Talvez você já tenha visto na mídia a peça de propaganda voltada ao Dia dos Namorados da empresa O Boticário anunciando Egeo, “a primeira fragrância do mundo criada com inteligência artificial”. E talvez, assim como eu, você tenha reagido com desconfiança sobre o real impacto desse slogan. Pois bem: a afirmação não só é justificada como até subestima o mérito da inteligência artificial.
O novo perfume foi desenvolvido pela inteligência artificial Philyra, que por sua vez é uma criação, anunciada em outubro do ano passado, da empresa de fragrâncias Symrise, sediada em Nova York, e da IBM Research. A Philyra trabalha da forma já consagrada para sistemas artificiais: ela analisa um vasto banco de dados de formulações – são quase 1,7 milhão de perfumes – e famílias de fragrâncias (frutada, oriental ou florada) e correlaciona com dados populacionais como faixa de idade, país e sexo para sugerir novas combinações focadas em públicos-alvo. No trabalho desenvolvido para O Boticário, o alvo eram os millennials, que compreende as pessoas nascidas nas décadas de 1980 e 90.
O desenvolvimento de uma fragrância depende de aproximadamente 1300 substâncias, que podem ser combinadas de forma praticamente infinita. Classicamente, essa tarefa fica a cargo de um especialista, e não é nem um pouco trivial, porque poucas combinações acabam se tornando agradáveis ao olfato. A experiência faz a perfeição. A inteligência artificial tem seu diferencial justamente na parte da experiência: ela é capaz de aprender os padrões que resultam em agradabilidade analisando um conjunto muito maior do que qualquer pessoa é capaz de avaliar, e de forma muito mais rápida. Então, ela é capaz de fazer sugestões nunca antes imaginadas. E sem sequer avaliar ela mesma a qualidade subjetiva das novas fragrâncias: quem de fato determina o sucesso da formulação é primeiro o especialista humano, e depois o próprio público consumidor. Curiosamente, um especialista bem treinado geralmente é capaz de imaginar o cheiro de uma fragrância apenas sabendo sua composição. De certa forma, é a mesma coisa que a Philyra faz.

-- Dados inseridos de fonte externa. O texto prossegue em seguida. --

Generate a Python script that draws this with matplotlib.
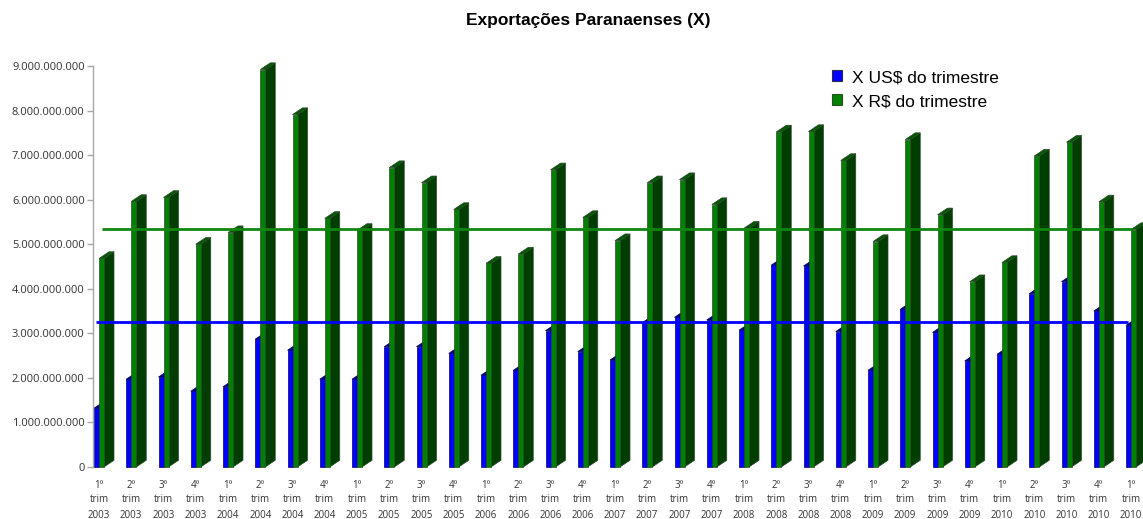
import matplotlib
matplotlib.use("Agg")
import matplotlib.pyplot as plt
from matplotlib.patches import Polygon, Patch
from matplotlib.ticker import FixedLocator, FuncFormatter

# ---- data (values in billions of currency units) ----
quarters = ["1º", "2º", "3º", "4º"] * 8 + ["1º"]
years = [str(y) for y in range(2003, 2011) for _ in range(4)] + ["2010"]
categories = [f"{q}\ntrim\n{y}" for q, y in zip(quarters, years)]

usd_values = [1.32, 1.97, 2.02, 1.70, 1.80, 2.87, 2.62, 1.97,
              1.97, 2.70, 2.70, 2.55, 2.06, 2.17, 3.06, 2.59,
              2.40, 3.24, 3.36, 3.30, 3.07, 4.53, 4.51, 3.04,
              2.17, 3.54, 3.02, 2.38, 2.53, 3.89, 4.16, 3.50, 3.18]
brl_values = [4.68, 5.96, 6.05, 5.00, 5.26, 8.92, 7.91, 5.58,
              5.31, 6.72, 6.38, 5.78, 4.57, 4.78, 6.67, 5.60,
              5.08, 6.38, 6.45, 5.89, 5.36, 7.52, 7.53, 6.88,
              5.06, 7.35, 5.66, 4.16, 4.59, 6.98, 7.29, 5.95, 5.33]
usd_ref_line = 3.25
brl_ref_line = 5.35

scale = 1e9
series_labels = ["X US$ do trimestre", "X R$ do trimestre"]
title = "Exportações Paranaenses (X)"

# ---- figure ----
W, H = 1143, 519
fig = plt.figure(figsize=(W / 100, H / 100), dpi=100)
ax = fig.add_axes([93 / W, 52 / H, 1 - 93 / W, 401 / H])

n = len(categories)
px_per_cat = 32.25
bw = 5 / px_per_cat           # bar front width (data units)
ddx = 10 / px_per_cat         # 3D depth offset x
ddy = 6.7 * scale / 44.6      # 3D depth offset y


def box(x0, x1, h, front, side, top, edge):
    pts_side = [(x1, 0), (x1 + ddx, ddy), (x1 + ddx, h + ddy), (x1, h)]
    pts_top = [(x0, h), (x1, h), (x1 + ddx, h + ddy), (x0 + ddx, h + ddy)]
    pts_front = [(x0, 0), (x1, 0), (x1, h), (x0, h)]
    for pts, col in ((pts_side, side), (pts_top, top), (pts_front, front)):
        ax.add_patch(Polygon(pts, closed=True, facecolor=col,
                             edgecolor=edge, linewidth=0.5,
                             clip_on=False, zorder=2))


for i in range(n):
    b = usd_values[i] * scale
    g = brl_values[i] * scale
    box(i - bw, i, b, "#0000ff", "#00005a", "#00008b", "#00006a")
    box(i, i + bw, g, "#008000", "#003d00", "#005800", "#2b4a2b")

ax.plot([0 - 0.08, n - 1 - 0.08], [usd_ref_line * scale] * 2,
        color="#0000ff", linewidth=2.0, zorder=3, solid_capstyle="butt")
ax.plot([0 + 0.1, n - 1 + 0.05], [brl_ref_line * scale] * 2,
        color="#0f870f", linewidth=2.0, zorder=3, solid_capstyle="butt")

ax.set_xlim(-6 / px_per_cat, n - 1 + 12 / px_per_cat)
ax.set_ylim(0, 9 * scale)

ax.yaxis.set_major_locator(FixedLocator([k * scale for k in range(10)]))
ax.yaxis.set_major_formatter(FuncFormatter(
    lambda v, p: f"{int(round(v)):,}".replace(",", ".")))
ax.set_xticks(range(n))
ax.set_xticklabels(categories, fontfamily="Open Sans", fontsize=7,
                   linespacing=1.5, color="#333333")
for lab in ax.get_yticklabels():
    lab.set_fontfamily("Open Sans")
    lab.set_fontsize(8)
    lab.set_color("#333333")

for s in ("top", "right", "bottom"):
    ax.spines[s].set_visible(False)
ax.spines["left"].set_color("#a8a8a8")
ax.spines["left"].set_linewidth(1.0)
ax.tick_params(axis="y", length=4, width=1, color="#a8a8a8", pad=2)
ax.tick_params(axis="x", length=0, pad=9)
ax.set_facecolor("none")

handles = [Patch(facecolor="#0000ff", edgecolor="#2b2b4a", linewidth=0.8),
           Patch(facecolor="#008000", edgecolor="#2b4a2b", linewidth=0.8)]
fig.legend(handles, series_labels, loc="upper left",
           bbox_to_anchor=(832 / W, 1 - 70 / H), frameon=False,
           prop={"family": "Liberation Sans", "size": 12.5},
           handlelength=0.58, handleheight=0.58, handletextpad=0.57,
           labelspacing=0.52, borderpad=0, borderaxespad=0)

fig.text(588.5 / W, 1 - 20 / H, title, ha="center", va="center",
         fontfamily="Liberation Sans", fontweight="bold", fontsize=12.5)

fig.savefig("out.png", dpi=100)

A aplicação da Philyra não fica limitada a perfumes. A fabricante americana de temperos McCormick também está usando o serviço para desenvolver novos sabores. Sua nova linha de produtos “One” para temperar frango, carne suína e salsicha é baseada nesse trabalho.
Para além do desenvolvimento de essências, espera-se que o uso da inteligência artificial revolucione as ciências de materiais. Hoje em dia, qualquer nova combinação é desenvolvida de forma quase aleatória, cujas propriedades devem depois ser testadas em um laboratório, onde o sucesso fica dependendo em grande parte do acaso. É um processo dispendioso tanto em tempo quanto em recursos. As técnicas de machine learning podem melhorar muito esse processo, primeiro construindo a partir do conhecimento estabelecido, depois fazendo sugestões revolucionárias a partir de ingredientes que podem até ser hipotéticos. Os especialistas podem deixar essa tediosa primeira etapa a cargo da inteligência artificial, enquanto continuam responsáveis por filtrar as sugestões para o que for realista dada a aplicação desejada.
Para o projeto com O Boticário, a Symrise foi contratada com o objetivo de gerar três fragrâncias. Uma deveria ser completamente criada pela Philyra, outra deveria ser ajustada posteriormente por um especialista, e uma terceira onde as formulações criadas pela Philyra seriam consideradas como sugestões para que um especialista criasse sua própria. Esses produtos-teste foram avaliados de forma cega por um comitê d’O Boticário. E, surpreendentemente, a maioria do comitê escolheu como vencedora a fragrância gerada completamente pela Philyra. É esse o produto que está chegando ao mercado.
O slogan que captaria melhor a natureza do processo de desenvolvimento do Egeo seria, portanto:
“a primeira fragrância do mundo criada por inteligência artificial”. Um feito impressionante.